Attentat à Kaboul : comment l’ambassadeur allemand a sauvé son personnel
Attentat à Kaboul : comment l’ambassadeur allemand a sauvé son personnel
Par Jacques Follorou (Kaboul - envoyé spécial)
Walter Hassmann avait fait évacuer son bâtiment plusieurs mois avant l’attaque, craignant qu’il subisse le même sort que le consulat visé à Mazar-e-Charif.
Devant l’ambassade allemande, à Kaboul, le 31 mai. | MOHAMMAD ISMAIL / REUTERS
Selon le NDS, les services secrets afghans, le camion piégé qui a provoqué la mort de plus de 150 personnes à Kaboul, le 31 mai, s’est arrêté à deux cents mètres de l’endroit de l’explosion, à l’angle de l’ambassade d’Iran. Une voiture est venue à sa hauteur pour procéder au remplacement du chauffeur.
Le camion orange, siglé au nom d’une compagnie de collecte des eaux usées, a ensuite repris sa route jusqu’à l’entrée de la zone verte, au niveau de l’ambassade d’Allemagne. Puis sa citerne chargée de TNT a explosé.
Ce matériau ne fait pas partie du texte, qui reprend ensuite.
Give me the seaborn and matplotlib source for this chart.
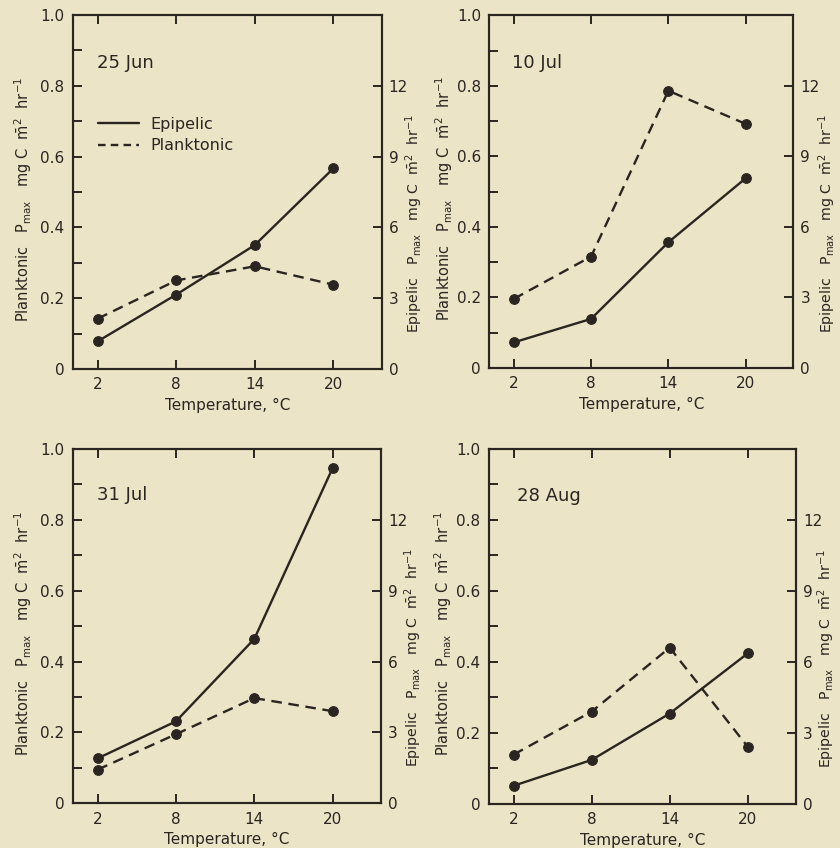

D’après des experts britanniques, la puissance de la déflagration a été renforcée par l’emploi de RDX, un explosif militaire.
Le pire attentat depuis la chute du régime taliban, fin 2001, aurait pu être pire encore si l’ambassadeur allemand, Walter Hassmann, n’avait pas pris la décision, quelques semaines auparavant, de vider les locaux de ses occupants. Quelques mois plus tôt, le 10 novembre 2016, une attaque qui avait détruit une bonne partie du consulat allemand de Mazar-e-Charif – tuant 6 personnes et en blessant 128 autres – avait changé la donne pour le diplomate. Cette opération avait été revendiquée par les talibans « en représailles », dirent-ils, aux frappes aériennes américaines du 3 novembre à Kunduz (Nord-Est), qui avaient fait au moins 32 morts et 19 blessés.
Un bâtiment visible et vulnérable
Mazar-e-Charif avait longtemps été considérée comme l’une des villes les plus paisibles du pays. C’est dans cette cité et sa région qu’étaient positionnées les forces allemandes déployées au sein de l’OTAN jusqu’à fin 2014. Des instructeurs allemands y demeurent toujours en soutien à l’armée afghane, qui s’est installée dans les bases occupées jusqu’alors par les troupes de Berlin. Mais l’attaque contre le consulat illustrait la détérioration des conditions sécuritaires et montrait la montée en puissance des insurgés.
Aussi, dès le mois de novembre, l’ambassadeur Hassmann prend la décision de réévaluer la sécurité des emprises allemandes sur le territoire afghan. Le verdict est sans appel pour l’ambassade : située en bordure de l’une des rues les plus passantes du centre de Kaboul, dans le quartier de Wazir Akbar Khan, et haute de deux étages, elle est largement visible de la route et vulnérable à une attaque similaire à celle du consulat. Plusieurs centaines de personnes y travaillent, personnels allemands et afghans.
Selon un représentant du ministère des affaires étrangères allemand, interrogé par Le Monde, M. Hassmann obtient dès la fin 2016 l’accord de sa chancellerie pour vider le bâtiment et déplacer ses personnels. L’édifice est peu à peu désaffecté. Les diplomates allemands et les employés afghans sont priés de travailler dans d’autres locaux, notamment ceux se trouvant en retrait de l’ambassade, sur le grand terrain qui sert d’enclave diplomatique à l’Allemagne, voire, pour la plupart, de rester dans leur résidence dans l’attente d’une solution plus sécurisée. Il ne restait que le gardien, qui est mort le 31 mai.